During my book research I stumbled across the story of Hattie Mosley. I wasn’t the first to note this fascinating woman’s life. She was elected to the Hibbing Historical Society’s Hall of Service and Achievement a decade ago. But few in her Iron Range hometown know anything about her.

Hattie Mosley in plain work clothes laughs at a friend in this rare candid snapshot. (PHOTO: Hibbing Historical Society)

In 1918, Hibbing battled a flu epidemic, World War I, and the physical move of the village to access iron ore for the war effort. During this time a Black woman named Hattie Mosley nursed the town back to health. In fact, she was stationed on the front lines with the sickest patients.

Indeed, Mosley spent most of her life nursing patients in Hibbing. She served in an official capacity at the Rood Hospital and unofficially as a private duty nurse and volunteer caregiver for the poor.

The census records the racial composition of today’s Iron Range as overwhelmingly white with a smattering of Ojibwa people.
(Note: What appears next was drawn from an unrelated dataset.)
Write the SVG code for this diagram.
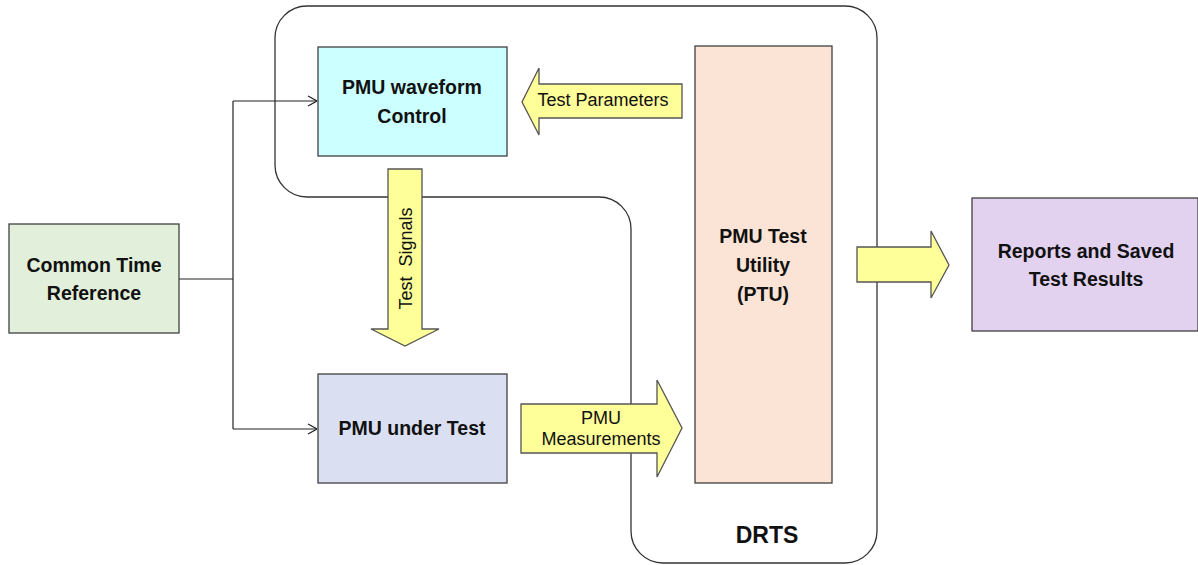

Some Blacks and Hispanics live here, but must contend with the assumption that they come from somewhere else.

Hattie’s story turns that on its head. She arrived in 1905, before most Eastern European immigrants had even set foot on the Range. She quickly became an indispensable part of the community. This, even though she faced the same prejudices experienced by African-Americans elsewhere in America. She proclaimed to love Hibbing and worked here until her death in 1937.

Anyway, last month I met Cathy Wurzer in the Maple Hill cemetery to talk about Hattie at her gravesite. Her story appeared on Almanac last Friday and will be shared as part of a documentary on Twin Cities Public Television in coming weeks.

She’ll make an appearance in my upcoming book as well.